Add an if statement before your print statement.

if bond_length_12 > 0 and bond_length_12 <= 1.5:
        print(F'{symbols[num1]} to {symbols[num2]} : {bond_length_12:.3f}')  

Your output should now be

O to H1 : 0.969
O to H2 : 0.969
H1 to O : 0.969
H2 to O : 0.969

Project Extension 2

Some of these are actually the same bond length; for example, O to H1 and H1 to O refer to the same bond length. Remove the duplicates from your list.

Solution

import numpy
import os

file_location = os.path.join('data', 'water.xyz')
xyz_file = numpy.genfromtxt(fname=file_location, skip_header=2, dtype='unicode')
symbols = xyz_file[:,0]
coordinates = (xyz_file[:,1:])
coordinates = coordinates.astype(numpy.float)
num_atoms = len(symbols)
for num1 in range(0,num_atoms):
    for num2 in range(0,num_atoms):
        if num1<num2:
            x_distance = coordinates[num1,0] - coordinates[num2,0]
            y_distance = coordinates[num1,1] - coordinates[num2,1]
            z_distance = coordinates[num1,2] - coordinates[num2,2]
            bond_length_12 = numpy.sqrt(x_distance**2+y_distance**2+z_distance**2)
            if bond_length_12 > 0 and bond_length_12 <= 1.5:
                print(F'{symbols[num1]} to {symbols[num2]} : {bond_length_12:.3f}')

Now your output should be

O to H1 : 0.969
O to H2 : 0.969

Project Extension 3

Write a your output to a text file called bond_lengths.txt instead of just printing it to the screen.

Solution

Somewhere outside of your for loop, open the file for writing.

BLfile = open('bond_lengths.txt','w+')

Then inside your loop change your print statement to a BLfile.write() statement.

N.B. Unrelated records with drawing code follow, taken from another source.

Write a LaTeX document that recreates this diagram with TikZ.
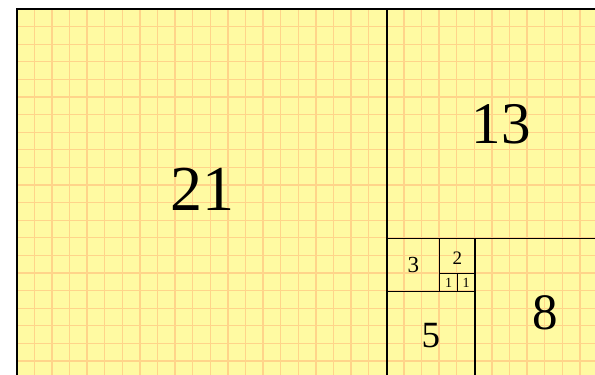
\documentclass[tikz,border=0pt]{standalone}
\usepackage{fontspec}
\setmainfont{Liberation Serif}
\definecolor{paper}{RGB}{255,250,162}
\definecolor{gridc}{RGB}{255,212,138}
\tikzset{
  gridline/.style={draw=gridc, line width=1.3pt},
  sq/.style={draw=black, line width=1.2pt, inner sep=0pt, anchor=north west, text=black},
  outer/.style={draw=black, line width=1.9pt}
}
\begin{document}
\begin{tikzpicture}[x=1pt,y=-1pt]
\useasboundingbox (0,0) rectangle (595,375);
\clip (0,0) rectangle (595,375);
\begin{scope}[shift={(16.7pt,-9pt)}, x=17.6pt, y=-17.6pt]
  \fill[paper] (0,0) rectangle (34,21);
  \foreach \i in {1,...,33} \draw[gridline] (\i,0) -- (\i,21);
  \foreach \j in {1,...,20} \draw[gridline] (0,\j) -- (34,\j);
  \node[sq, minimum size=21*17.6pt, font=\fontsize{64}{64}\selectfont, text depth=10pt] (s21) at (0,0) {21};
  \node[sq, minimum size=13*17.6pt, font=\fontsize{59}{59}\selectfont] (s13) at (21,0) {13};
  \node[sq, minimum size=8*17.6pt, font=\fontsize{51}{51}\selectfont, text height=41pt] (s8) at (26,13) {8};
  \node[sq, minimum size=5*17.6pt, font=\fontsize{37}{37}\selectfont] (s5) at (21,16) {5};
  \node[sq, minimum size=3*17.6pt, font=\fontsize{23}{23}\selectfont] (s3) at (21,13) {3};
  \node[sq, minimum size=2*17.6pt, font=\fontsize{19}{19}\selectfont, text height=16.5pt] (s2) at (24,13) {2};
  \node[sq, minimum size=1*17.6pt, font=\fontsize{14}{14}\selectfont] (s1a) at (24,15) {1};
  \node[sq, minimum size=1*17.6pt, font=\fontsize{14}{14}\selectfont] (s1b) at (25,15) {1};
  \draw[outer] (s21.south west) -- (s21.north west) -- (s13.north east);
\end{scope}
\end{tikzpicture}
\end{document}
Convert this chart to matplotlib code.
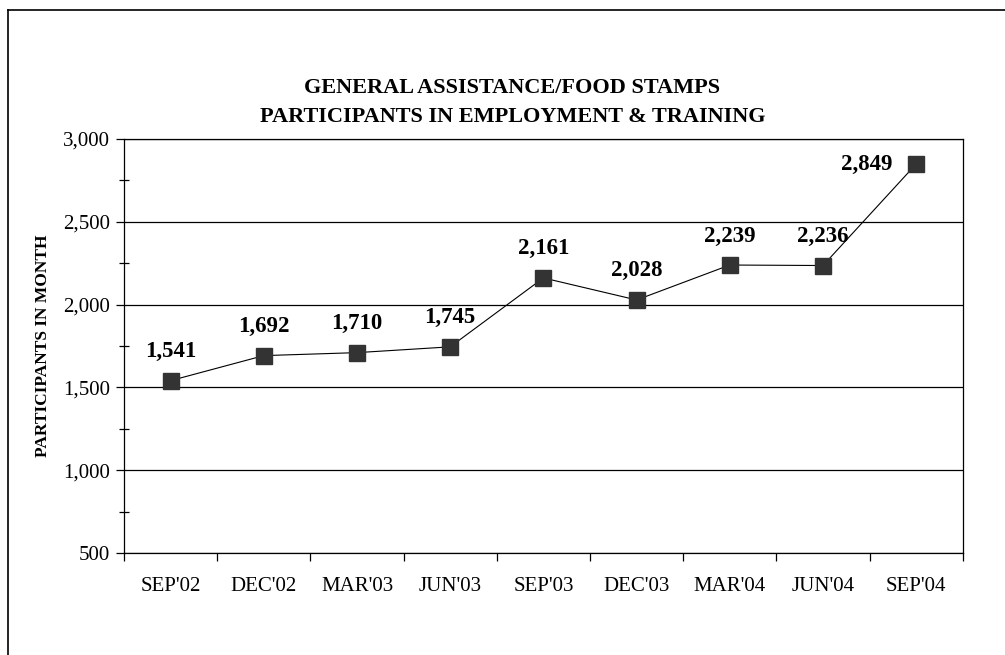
import matplotlib.pyplot as plt
from matplotlib.ticker import MultipleLocator, FixedLocator, FuncFormatter
from matplotlib.lines import Line2D

plt.rcParams["font.family"] = ["Liberation Serif", "DejaVu Serif"]

quarters = ["SEP'02", "DEC'02", "MAR'03", "JUN'03", "SEP'03",
            "DEC'03", "MAR'04", "JUN'04", "SEP'04"]
participants = [1541, 1692, 1710, 1745, 2161, 2028, 2239, 2236, 2849]

fig = plt.figure(figsize=(10.05, 6.55), dpi=100)
ax = fig.add_axes([0.1234, 0.1557, 0.8346, 0.6321])

# outer frame, only left and top edges are visible
fig.add_artist(Line2D([0.008, 0.008], [0.0, 0.985], transform=fig.transFigure, color="black", lw=1.2))
fig.add_artist(Line2D([0.008, 1.0], [0.985, 0.985], transform=fig.transFigure, color="black", lw=1.2))

x = list(range(len(quarters)))
ax.plot(x, participants, color="black", lw=0.8, marker="s", markersize=11.5,
        markerfacecolor="#333333", markeredgecolor="#333333", zorder=3)

for i, v in enumerate(participants):
    off = (-49, 0) if i == len(participants) - 1 else (0, 29)
    ax.annotate(f"{v:,}", (i, v), xytext=off, textcoords="offset pixels",
                ha="center", va="center", fontsize=16.5, fontweight="bold")

ax.set_xlim(-0.5, len(quarters) - 0.5)
ax.set_ylim(500, 3000)
ax.yaxis.set_major_locator(MultipleLocator(500))
ax.yaxis.set_minor_locator(MultipleLocator(250))
ax.yaxis.set_major_formatter(FuncFormatter(lambda v, p: f"{int(v):,}"))
ax.grid(axis="y", which="major", color="black", lw=0.9)
ax.set_axisbelow(True)

ax.set_xticks(x)
ax.set_xticklabels(quarters, fontsize=15)
ax.tick_params(axis="x", which="major", length=0, pad=17)
ax.xaxis.set_minor_locator(FixedLocator([i + 0.5 for i in range(-1, len(quarters))]))
ax.tick_params(axis="x", which="minor", length=6, direction="out", width=0.9)
ax.tick_params(axis="y", which="major", length=6, direction="out", width=0.9, labelsize=15, pad=4)
ax.tick_params(axis="y", which="minor", length=7, direction="inout", width=0.9)

for s in ax.spines.values():
    s.set_linewidth(0.9)

ax.set_ylabel("PARTICIPANTS IN MONTH", fontsize=12.5, fontweight="bold", labelpad=9)

fig.text(0.51, 0.866, "GENERAL ASSISTANCE/FOOD STAMPS", ha="center", va="center",
         fontsize=16, fontweight="bold")
fig.text(0.51, 0.821, "PARTICIPANTS IN EMPLOYMENT & TRAINING", ha="center", va="center",
         fontsize=16, fontweight="bold")

plt.savefig("out.png", dpi=100)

BLfile.write(F'{symbols[num1]} to {symbols[num2]} : {bond_length_12:.3f}')

Don’t forget to close the file at the end of your code.

BLfile.close()      #Close the file so it will write

Key Points

  • If you are reading in a file that is mostly numerical data, there are better ways to read in the data than using readlines().

  • The notation to refer to a particular element of an array is array_name[row,column].

  • Typically, you should not write a function to perform a standard math operation. The function probably already exists in numpy.